7. Jusqu’en avril 1994, toute demande d’importation de matériel militaire requérait l’approbation de la Banque nationale du Rwanda et du Gouvernement, à travers le ministre des finances. Cette fonction était assurée par Monsieur Marc Rugenera, un ministre de l’opposition très proche du FPR. Il a par ailleurs continué à exercer cette fonction après la victoire militaire du FPR. On peut se demander à juste titre pourquoi, jusqu’à aujourd’hui, le nouveau régime rwandais n’a montré, ni les pièces documentaires établies par la Banque, ni la décision ministérielle d’autorisation d’importation des missiles Mistral.
8. Enfin, dès lors que la partie avec laquelle les FAR étaient en guerre ne possédait pas d’unités aériennes de combat, quel était finalement l’intérêt à détenir dans leur arsenal 15 missiles sol-air ? Juste pour abattre un jour l’avion présidentiel ? L’argument s’avère très peu convaincant.

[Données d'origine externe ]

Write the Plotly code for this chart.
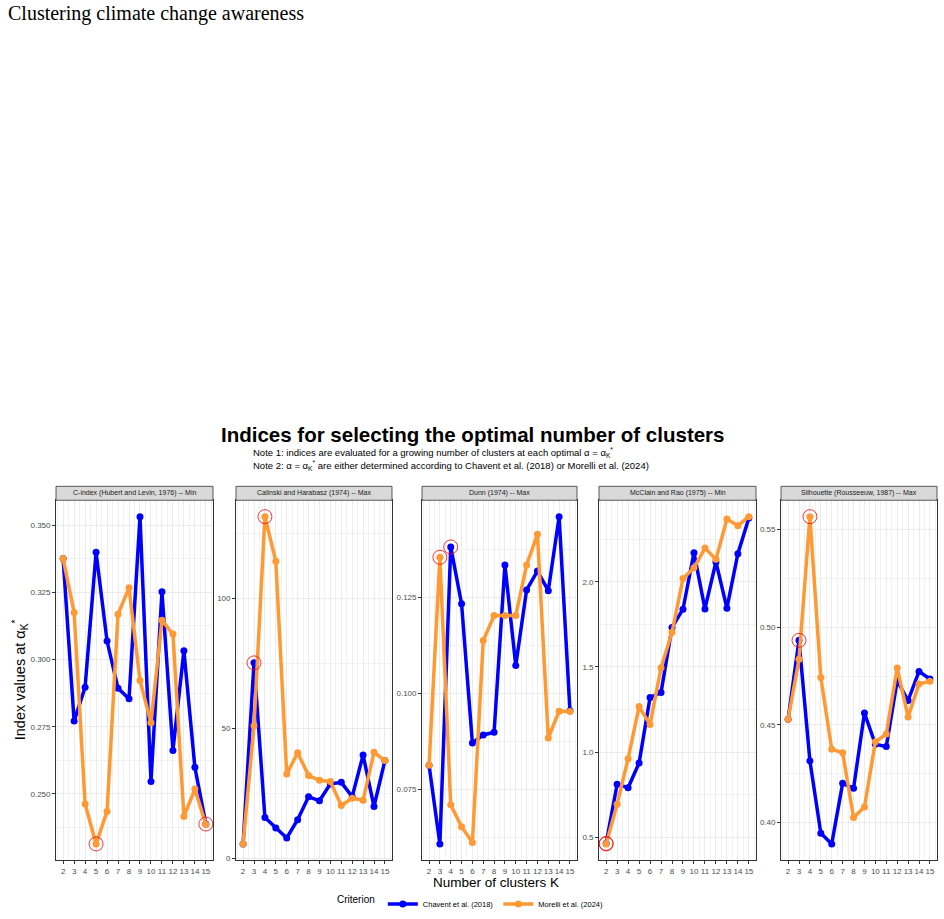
import plotly.graph_objects as go
from plotly.subplots import make_subplots

# ---------------- data ----------------
K = [2, 3, 4, 5, 6, 7, 8, 9, 10, 11, 12, 13, 14, 15]

panel_titles = [
    "C-index (Hubert and Levin, 1976) -- Min",
    "Calinski and Harabasz (1974) -- Max",
    "Dunn (1974) -- Max",
    "McClain and Rao (1975) -- Min",
    "Silhouette (Rousseeuw, 1987) -- Max",
]

cindex_chavent = [0.3376, 0.2771, 0.2897, 0.3399, 0.3069, 0.2893, 0.2854, 0.3532, 0.2546, 0.3252, 0.2662, 0.3033, 0.2599, 0.2388]
cindex_morelli = [0.3376, 0.3175, 0.2463, 0.2314, 0.2435, 0.3169, 0.3267, 0.2922, 0.2765, 0.3146, 0.3095, 0.2416, 0.2518, 0.2386]

calinski_chavent = [5.5, 75.2, 15.7, 11.6, 7.8, 14.8, 23.7, 22.1, 28.6, 29.2, 23.7, 39.7, 19.9, 37.6]
calinski_morelli = [5.5, 51.0, 131.5, 114.3, 32.4, 40.6, 31.8, 30.0, 29.5, 20.3, 23.1, 22.3, 40.8, 37.6]

dunn_chavent = [0.0812, 0.0607, 0.1381, 0.1233, 0.0870, 0.0891, 0.0898, 0.1334, 0.1072, 0.1269, 0.1318, 0.1267, 0.1460, 0.0954]
dunn_morelli = [0.0812, 0.1354, 0.0709, 0.0652, 0.0611, 0.1137, 0.1202, 0.1202, 0.1202, 0.1334, 0.1414, 0.0883, 0.0953, 0.0952]

mcclain_chavent = [0.463, 0.811, 0.790, 0.935, 1.320, 1.349, 1.732, 1.839, 2.171, 1.841, 2.117, 1.845, 2.165, 2.375]
mcclain_morelli = [0.460, 0.693, 0.961, 1.267, 1.161, 1.495, 1.703, 2.019, 2.082, 2.198, 2.132, 2.369, 2.330, 2.383]

silhouette_chavent = [0.4529, 0.4933, 0.4316, 0.3946, 0.3891, 0.4201, 0.4176, 0.4561, 0.4401, 0.4389, 0.4726, 0.4625, 0.4774, 0.4735]
silhouette_morelli = [0.4529, 0.4836, 0.5566, 0.4743, 0.4375, 0.4358, 0.4026, 0.4080, 0.4414, 0.4453, 0.4791, 0.4541, 0.4710, 0.4723]

# optimal K highlighted with a red circle, per panel
opt_chavent_K = [15, 3, 4, 2, 3]
opt_morelli_K = [5, 4, 3, 2, 4]

y_ticks = [
    [0.250, 0.275, 0.300, 0.325, 0.350],
    [0, 50, 100],
    [0.075, 0.100, 0.125],
    [0.5, 1.0, 1.5, 2.0],
    [0.40, 0.45, 0.50, 0.55],
]
y_tick_fmt = [".3f", "d", ".3f", ".1f", ".2f"]

series_chavent = [cindex_chavent, calinski_chavent, dunn_chavent, mcclain_chavent, silhouette_chavent]
series_morelli = [cindex_morelli, calinski_morelli, dunn_morelli, mcclain_morelli, silhouette_morelli]

name_chavent = "Chavent et al. (2018)"
name_morelli = "Morelli et al. (2024)"

# ---------------- style ----------------
W, H = 944, 919
BLUE = "#0000FF"
ORANGE = "#FF9933"
FONT = "Liberation Sans, Arial, sans-serif"
panel_px = [(56, 213), (236, 392), (422, 577), (599, 756), (781, 937)]
plot_top, plot_bot = 503, 865
strip_top = 489


def px_x(v):
    return v / W


def px_y(v):
    return 1 - v / H


fig = make_subplots(rows=1, cols=5)

for i in range(5):
    col = i + 1
    ch = series_chavent[i]
    mo = series_morelli[i]
    fig.add_trace(go.Scatter(
        x=K, y=ch, mode="lines+markers", name=name_chavent,
        line=dict(color=BLUE, width=3.5), marker=dict(color=BLUE, size=7),
        legendgroup="c", showlegend=(i == 0)), row=1, col=col)
    fig.add_trace(go.Scatter(
        x=K, y=mo, mode="lines+markers", name=name_morelli,
        line=dict(color=ORANGE, width=3.5), marker=dict(color=ORANGE, size=7),
        legendgroup="m", showlegend=(i == 0)), row=1, col=col)
    ck = [opt_chavent_K[i], opt_morelli_K[i]]
    cv = [ch[K.index(opt_chavent_K[i])], mo[K.index(opt_morelli_K[i])]]
    fig.add_trace(go.Scatter(
        x=ck, y=cv, mode="markers", showlegend=False, hoverinfo="skip",
        marker=dict(symbol="circle-open", size=14, color="red", line=dict(color="red", width=0.8))),
        row=1, col=col)

    allv = ch + mo
    lo, hi = min(allv), max(allv)
    pad = 0.05 * (hi - lo)
    dt = y_ticks[i][1] - y_ticks[i][0]
    suffix = "" if i == 0 else str(i + 1)
    fig.update_layout(**{
        "xaxis" + suffix: dict(
            domain=[px_x(panel_px[i][0]), px_x(panel_px[i][1])],
            range=[1.35, 15.65], tickmode="array", tickvals=K,
            ticktext=[str(k) for k in K], tickangle=0,
            showgrid=True, gridcolor="#EBEBEB", gridwidth=1,
            minor=dict(tickmode="linear", tick0=1.5, dtick=1, showgrid=True, gridcolor="#F2F2F2", gridwidth=0.6, ticks=""),
            ticks="outside", ticklen=3, tickwidth=0.6, tickcolor="#333333",
            tickfont=dict(family=FONT, size=8, color="#4D4D4D"),
            showline=True, mirror=True, linecolor="#333333", linewidth=0.8,
            zeroline=False, fixedrange=True),
        "yaxis" + suffix: dict(
            domain=[px_y(plot_bot), px_y(plot_top)],
            range=[lo - pad, hi + pad], tickmode="array", tickvals=y_ticks[i],
            ticktext=[format(v, y_tick_fmt[i]) for v in y_ticks[i]],
            showgrid=True, gridcolor="#EBEBEB", gridwidth=1,
            minor=dict(tickmode="linear", tick0=y_ticks[i][0] - dt / 2, dtick=dt, showgrid=True, gridcolor="#F2F2F2", gridwidth=0.6, ticks=""),
            ticks="outside", ticklen=3, tickwidth=0.6, tickcolor="#333333",
            tickfont=dict(family=FONT, size=8, color="#4D4D4D"),
            showline=True, mirror=True, linecolor="#333333", linewidth=0.8,
            zeroline=False, fixedrange=True),
    })
    # strip
    fig.add_shape(type="rect", xref="paper", yref="paper",
                  x0=px_x(panel_px[i][0]), x1=px_x(panel_px[i][1]),
                  y0=px_y(plot_top), y1=px_y(strip_top),
                  fillcolor="#D9D9D9", line=dict(color="#333333", width=0.8))
    fig.add_annotation(x=px_x((panel_px[i][0] + panel_px[i][1]) / 2), y=px_y((plot_top + strip_top) / 2),
                       xref="paper", yref="paper", text=panel_titles[i], showarrow=False,
                       font=dict(family=FONT, size=7, color="#1A1A1A"), xanchor="center", yanchor="middle")

annotations = [
    dict(x=px_x(6), y=px_y(14), text="Clustering climate change awareness", xanchor="left", yanchor="middle",
         font=dict(family="Liberation Serif, Times New Roman, serif", size=20, color="black")),
    dict(x=px_x(473.5), y=px_y(437), text="<b>Indices for selecting the optimal number of clusters</b>",
         xanchor="center", yanchor="middle", font=dict(family=FONT, size=20.5, color="black")),
    dict(x=px_x(251), y=px_y(455),
         text="Note 1: indices are evaluated for a growing number of clusters at each optimal α = α<sub>K</sub><sup>*</sup>",
         xanchor="left", yanchor="middle", font=dict(family=FONT, size=9.5, color="black")),
    dict(x=px_x(251), y=px_y(468),
         text="Note 2: α = α<sub>K</sub><sup>*</sup> are either determined according to Chavent et al. (2018) or Morelli et al. (2024)",
         xanchor="left", yanchor="middle", font=dict(family=FONT, size=9.5, color="black")),
    dict(x=px_x(496.5), y=px_y(887), text="Number of clusters K", xanchor="center", yanchor="middle",
         font=dict(family=FONT, size=13.5, color="black")),
    dict(x=px_x(20), y=px_y(684), text="Index values at α<sub>K</sub><sup>*</sup>", textangle=-90,
         xanchor="center", yanchor="middle", font=dict(family=FONT, size=14.5, color="black")),
]
for a in annotations:
    fig.add_annotation(xref="paper", yref="paper", showarrow=False, **a)

fig.update_layout(
    width=W, height=H, margin=dict(l=0, r=0, t=0, b=0),
    paper_bgcolor="white", plot_bgcolor="white",
    showlegend=True,
    legend=dict(orientation="h", x=0.5, xanchor="center", y=px_y(909), yanchor="middle",
                title=dict(text="Criterion", font=dict(family=FONT, size=10, color="black"), side="left"),
                font=dict(family=FONT, size=7.5, color="black"), itemwidth=30,
                bgcolor="rgba(0,0,0,0)"),
    hovermode=False,
)

fig.write_html("out.html")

Le Comite de coordination des FDU Inkingi est d’avis que, au moment où de nouveaux témoins ayant exercé des fonctions très élevées au sein du FPR, par exemple le major Théogène Rudasingwa, ancien secrétaire général du FPR, ancien ambassadeur du Rwanda aux Etats-Unis et ancien directeur de Cabinet du Président Kagame, sont dernièrement venus déposer leurs témoignages devant la justice française, témoignages mettant en cause la responsabilité directe de certains membres du commandement de l’armée du FPR, la livraison du Journal Libération apparaît comme une simple manipulation destinée à éviter que la vérité sur la responsabilité du Président Paul Kagame dans cet attentat n’éclate, ce qui devient de plus en plus probable. Le Comité de coordination des FDU Inkingi demande au nouveau gouvernement français et à l’opinion publique de ne prêter aucun crédit à l’article de Madame Maria Malagardis, lequel s’avère une diversion de mauvais goût destiné à travestir la vérité et à manipuler les juges dans une affaire très grave qui mérite notre plus grande attention, puisqu’elle a été le déclencheur d’un génocide.